ゼミ活動を通じて、関係人口の創出に結びつくコミュニティの再生に向けた大きな一歩となりました。

新井 雄己 さん(経済学部現代応用経済学科4年)コメント

私自身、地元での繋がりがそれぞれの進路に進むにつれて減ってしまい、少し寂しさを感じていました。イベントを開催し、普段は話す機会のない小学校低学年の子どもたちや地域の方々と話す中で、消えつつある対面でのコミュニティの重要性を改めて実感しました。全国各地でこうしたイベントが開催され、繋がりが増えることで、防災など多方面においてもポジティブな影響があると感じました。この経験を今後に活かしていきたいと思います。

自分自身も、子どもの頃は、地元の公園にボールを持って集まり遊んでいましたが、今では子どもたちからもオンラインゲームなどで繋がるといった話を聞きます。便利になった一方で、インドア志向が強まり、地元のお祭りの参加率も減少しています。私達もこうした機会がなければ行動を起こせなかったと思いますが、皆が内に秘めているやりたいことがあると思うので、ぜひ後輩たちや次世代を担う子どもたちには行動に移すというモチベーションを大事にしてほしいと思います。

柳田 詩音 さん(経済学部経済学科4年)コメント

イベントの企画?実施は本当に貴重な経験でした。大変なこともたくさんありましたが、終わってしまうのは少し寂しいです。今後も大阪を訪れる際に「寺カフェ茶庭」が立ち寄れる場所であるといいなと思います。

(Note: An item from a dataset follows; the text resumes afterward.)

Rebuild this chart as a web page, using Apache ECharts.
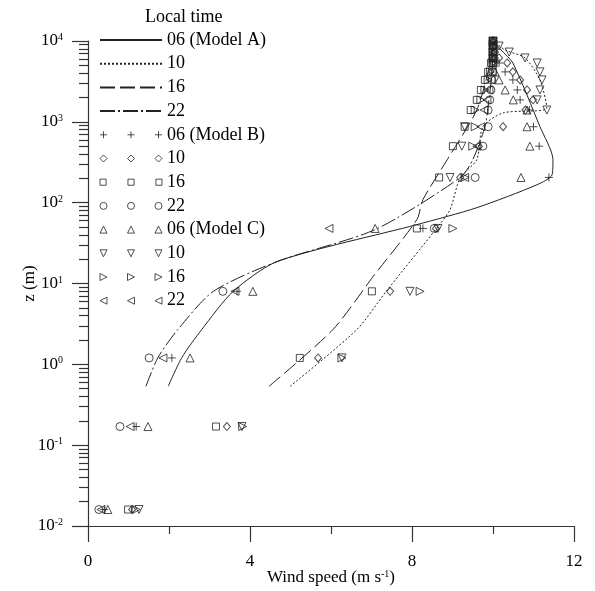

私自身、アルバイト先でのお客様との会話からも、どの世代の人々も誰かと関わりたいという気持ちを持っていることが感じられます。関係が希薄になっている現代だからこそ、こうしたイベントの意義が大きいのだと思います。

ゼミの後輩や参加してくださった地域の子どもたちがこのイベントをきっかけに活動を始めたり、「寺カフェ茶庭」を安心安全な場所として利用したりすることができれば、本当に嬉しいですね。お祭りの形にこだわらず、本当にやりたいことが自発的にできる場所として、地域の人々が自然と繋がり、暮らしやすい環境がつくられるのであれば、それ以上に願うことはないと思います。

山本 果苗 さん(経済学部現代応用経済学科4年)コメント

都会には冷たいイメージがあって、人はたくさんいるのに、近所付き合いのような温かさがなくなっていると感じていました。しかし、このイベントを通じて、すごく温かい場所が実現できたと感じており、それが本当に良かったです。

私の祖母は地方の山奥に住んでいて、近所の子どもたちがよく遊びに来たり、祖母と一緒に過ごしたりしています。全く関係ない子どもたちや祖母の友達が遊びに来る話を聞くと、地域のつながりはすごいなと思います。しかし、自分が住んでいるマンションでは隣に誰が住んでいるかも知らない状況です。私はまだ大学というコミュニティがありますが、地域のコミュニティというと、昔学校でやっていた囲碁教室くらいしか思い浮かびません。卒業してからは全く行かなくなり、帰れる場所がないと感じています。

「帰れる場所が一つあると良いな」という自分の体験はこのイベントを作った大きなきっかけとなっています。私の祖母の家のもう片方が大阪にあるので、就職した後でも、大阪に行った際は寄れるような場所であってほしいと思います。